» COLLECTED DATA
◆ ◆ ◆ ◆

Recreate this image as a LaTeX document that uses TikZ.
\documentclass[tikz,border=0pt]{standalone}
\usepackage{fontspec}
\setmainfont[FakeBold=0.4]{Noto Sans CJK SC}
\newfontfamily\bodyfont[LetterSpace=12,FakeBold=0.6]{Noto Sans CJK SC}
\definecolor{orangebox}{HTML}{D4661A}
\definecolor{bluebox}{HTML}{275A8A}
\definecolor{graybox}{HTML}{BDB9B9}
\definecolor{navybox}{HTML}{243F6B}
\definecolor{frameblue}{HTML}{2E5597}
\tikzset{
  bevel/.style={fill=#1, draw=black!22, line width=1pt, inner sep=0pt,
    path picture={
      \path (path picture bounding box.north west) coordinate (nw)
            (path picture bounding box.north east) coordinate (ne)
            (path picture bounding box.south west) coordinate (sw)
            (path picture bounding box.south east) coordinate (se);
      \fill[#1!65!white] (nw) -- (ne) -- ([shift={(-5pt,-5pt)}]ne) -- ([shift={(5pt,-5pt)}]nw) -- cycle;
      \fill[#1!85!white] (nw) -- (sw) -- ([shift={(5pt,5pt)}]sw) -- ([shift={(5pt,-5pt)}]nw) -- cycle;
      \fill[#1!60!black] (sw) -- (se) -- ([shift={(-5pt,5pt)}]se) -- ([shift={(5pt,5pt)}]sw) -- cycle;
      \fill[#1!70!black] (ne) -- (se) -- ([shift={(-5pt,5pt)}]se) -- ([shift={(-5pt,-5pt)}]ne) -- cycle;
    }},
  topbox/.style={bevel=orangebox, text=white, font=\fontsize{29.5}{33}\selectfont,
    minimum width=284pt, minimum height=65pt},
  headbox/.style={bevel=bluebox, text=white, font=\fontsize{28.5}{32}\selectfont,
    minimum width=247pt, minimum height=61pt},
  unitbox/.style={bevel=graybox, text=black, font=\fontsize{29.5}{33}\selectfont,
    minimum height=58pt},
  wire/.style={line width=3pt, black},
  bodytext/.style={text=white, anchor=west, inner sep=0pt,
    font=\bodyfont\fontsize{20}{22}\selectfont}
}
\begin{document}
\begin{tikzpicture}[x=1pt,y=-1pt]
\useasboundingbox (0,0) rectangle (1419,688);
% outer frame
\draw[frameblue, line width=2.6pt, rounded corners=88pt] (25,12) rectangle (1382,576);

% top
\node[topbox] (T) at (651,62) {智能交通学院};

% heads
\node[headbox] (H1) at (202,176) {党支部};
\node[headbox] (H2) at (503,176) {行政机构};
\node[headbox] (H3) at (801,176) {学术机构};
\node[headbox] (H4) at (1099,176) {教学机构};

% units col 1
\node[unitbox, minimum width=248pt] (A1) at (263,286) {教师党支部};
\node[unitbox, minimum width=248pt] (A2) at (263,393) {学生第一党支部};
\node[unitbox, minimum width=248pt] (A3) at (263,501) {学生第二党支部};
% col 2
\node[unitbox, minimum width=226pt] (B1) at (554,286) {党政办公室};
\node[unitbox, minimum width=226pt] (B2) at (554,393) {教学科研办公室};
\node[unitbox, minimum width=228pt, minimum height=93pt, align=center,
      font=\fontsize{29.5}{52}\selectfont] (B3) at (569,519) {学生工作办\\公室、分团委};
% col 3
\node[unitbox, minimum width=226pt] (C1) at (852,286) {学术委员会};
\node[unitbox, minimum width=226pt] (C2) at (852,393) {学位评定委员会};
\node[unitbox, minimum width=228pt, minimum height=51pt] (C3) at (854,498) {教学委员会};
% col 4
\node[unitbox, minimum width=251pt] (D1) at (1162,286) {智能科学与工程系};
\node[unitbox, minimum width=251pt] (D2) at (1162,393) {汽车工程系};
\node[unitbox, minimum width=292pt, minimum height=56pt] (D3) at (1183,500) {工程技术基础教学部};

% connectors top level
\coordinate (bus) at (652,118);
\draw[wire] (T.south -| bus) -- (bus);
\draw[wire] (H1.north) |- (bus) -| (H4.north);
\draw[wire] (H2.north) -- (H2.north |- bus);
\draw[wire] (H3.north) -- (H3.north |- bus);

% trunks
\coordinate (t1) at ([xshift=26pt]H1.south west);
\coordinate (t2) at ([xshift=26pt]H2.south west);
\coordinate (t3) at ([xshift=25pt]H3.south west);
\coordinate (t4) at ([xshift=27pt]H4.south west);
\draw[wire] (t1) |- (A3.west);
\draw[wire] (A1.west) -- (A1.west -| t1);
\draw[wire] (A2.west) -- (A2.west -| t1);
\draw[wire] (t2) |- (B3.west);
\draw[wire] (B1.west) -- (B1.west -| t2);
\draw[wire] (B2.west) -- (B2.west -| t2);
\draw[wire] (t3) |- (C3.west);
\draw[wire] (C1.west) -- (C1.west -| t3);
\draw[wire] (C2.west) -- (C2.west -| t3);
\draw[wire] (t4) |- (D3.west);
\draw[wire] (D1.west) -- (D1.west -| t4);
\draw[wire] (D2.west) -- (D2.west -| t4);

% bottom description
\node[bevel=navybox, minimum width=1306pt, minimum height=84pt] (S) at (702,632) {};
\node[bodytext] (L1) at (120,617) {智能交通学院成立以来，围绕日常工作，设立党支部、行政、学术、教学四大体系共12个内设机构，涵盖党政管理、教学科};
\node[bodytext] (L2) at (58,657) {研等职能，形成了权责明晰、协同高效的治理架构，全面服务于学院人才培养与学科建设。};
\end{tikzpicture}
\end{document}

◆ ◆ ◆ ◆

» THE EXERCISE
Take the listing above and set it down exactly.

» COMPLETED TASK
Recreate this image as a LaTeX document that uses TikZ.
\documentclass[tikz,border=0pt]{standalone}
\usepackage{fontspec}
\setmainfont[FakeBold=0.4]{Noto Sans CJK SC}
\newfontfamily\bodyfont[LetterSpace=12,FakeBold=0.6]{Noto Sans CJK SC}
\definecolor{orangebox}{HTML}{D4661A}
\definecolor{bluebox}{HTML}{275A8A}
\definecolor{graybox}{HTML}{BDB9B9}
\definecolor{navybox}{HTML}{243F6B}
\definecolor{frameblue}{HTML}{2E5597}
\tikzset{
  bevel/.style={fill=#1, draw=black!22, line width=1pt, inner sep=0pt,
    path picture={
      \path (path picture bounding box.north west) coordinate (nw)
            (path picture bounding box.north east) coordinate (ne)
            (path picture bounding box.south west) coordinate (sw)
            (path picture bounding box.south east) coordinate (se);
      \fill[#1!65!white] (nw) -- (ne) -- ([shift={(-5pt,-5pt)}]ne) -- ([shift={(5pt,-5pt)}]nw) -- cycle;
      \fill[#1!85!white] (nw) -- (sw) -- ([shift={(5pt,5pt)}]sw) -- ([shift={(5pt,-5pt)}]nw) -- cycle;
      \fill[#1!60!black] (sw) -- (se) -- ([shift={(-5pt,5pt)}]se) -- ([shift={(5pt,5pt)}]sw) -- cycle;
      \fill[#1!70!black] (ne) -- (se) -- ([shift={(-5pt,5pt)}]se) -- ([shift={(-5pt,-5pt)}]ne) -- cycle;
    }},
  topbox/.style={bevel=orangebox, text=white, font=\fontsize{29.5}{33}\selectfont,
    minimum width=284pt, minimum height=65pt},
  headbox/.style={bevel=bluebox, text=white, font=\fontsize{28.5}{32}\selectfont,
    minimum width=247pt, minimum height=61pt},
  unitbox/.style={bevel=graybox, text=black, font=\fontsize{29.5}{33}\selectfont,
    minimum height=58pt},
  wire/.style={line width=3pt, black},
  bodytext/.style={text=white, anchor=west, inner sep=0pt,
    font=\bodyfont\fontsize{20}{22}\selectfont}
}
\begin{document}
\begin{tikzpicture}[x=1pt,y=-1pt]
\useasboundingbox (0,0) rectangle (1419,688);
% outer frame
\draw[frameblue, line width=2.6pt, rounded corners=88pt] (25,12) rectangle (1382,576);

% top
\node[topbox] (T) at (651,62) {智能交通学院};

% heads
\node[headbox] (H1) at (202,176) {党支部};
\node[headbox] (H2) at (503,176) {行政机构};
\node[headbox] (H3) at (801,176) {学术机构};
\node[headbox] (H4) at (1099,176) {教学机构};

% units col 1
\node[unitbox, minimum width=248pt] (A1) at (263,286) {教师党支部};
\node[unitbox, minimum width=248pt] (A2) at (263,393) {学生第一党支部};
\node[unitbox, minimum width=248pt] (A3) at (263,501) {学生第二党支部};
% col 2
\node[unitbox, minimum width=226pt] (B1) at (554,286) {党政办公室};
\node[unitbox, minimum width=226pt] (B2) at (554,393) {教学科研办公室};
\node[unitbox, minimum width=228pt, minimum height=93pt, align=center,
      font=\fontsize{29.5}{52}\selectfont] (B3) at (569,519) {学生工作办\\公室、分团委};
% col 3
\node[unitbox, minimum width=226pt] (C1) at (852,286) {学术委员会};
\node[unitbox, minimum width=226pt] (C2) at (852,393) {学位评定委员会};
\node[unitbox, minimum width=228pt, minimum height=51pt] (C3) at (854,498) {教学委员会};
% col 4
\node[unitbox, minimum width=251pt] (D1) at (1162,286) {智能科学与工程系};
\node[unitbox, minimum width=251pt] (D2) at (1162,393) {汽车工程系};
\node[unitbox, minimum width=292pt, minimum height=56pt] (D3) at (1183,500) {工程技术基础教学部};

% connectors top level
\coordinate (bus) at (652,118);
\draw[wire] (T.south -| bus) -- (bus);
\draw[wire] (H1.north) |- (bus) -| (H4.north);
\draw[wire] (H2.north) -- (H2.north |- bus);
\draw[wire] (H3.north) -- (H3.north |- bus);

% trunks
\coordinate (t1) at ([xshift=26pt]H1.south west);
\coordinate (t2) at ([xshift=26pt]H2.south west);
\coordinate (t3) at ([xshift=25pt]H3.south west);
\coordinate (t4) at ([xshift=27pt]H4.south west);
\draw[wire] (t1) |- (A3.west);
\draw[wire] (A1.west) -- (A1.west -| t1);
\draw[wire] (A2.west) -- (A2.west -| t1);
\draw[wire] (t2) |- (B3.west);
\draw[wire] (B1.west) -- (B1.west -| t2);
\draw[wire] (B2.west) -- (B2.west -| t2);
\draw[wire] (t3) |- (C3.west);
\draw[wire] (C1.west) -- (C1.west -| t3);
\draw[wire] (C2.west) -- (C2.west -| t3);
\draw[wire] (t4) |- (D3.west);
\draw[wire] (D1.west) -- (D1.west -| t4);
\draw[wire] (D2.west) -- (D2.west -| t4);

% bottom description
\node[bevel=navybox, minimum width=1306pt, minimum height=84pt] (S) at (702,632) {};
\node[bodytext] (L1) at (120,617) {智能交通学院成立以来，围绕日常工作，设立党支部、行政、学术、教学四大体系共12个内设机构，涵盖党政管理、教学科};
\node[bodytext] (L2) at (58,657) {研等职能，形成了权责明晰、协同高效的治理架构，全面服务于学院人才培养与学科建设。};
\end{tikzpicture}
\end{document}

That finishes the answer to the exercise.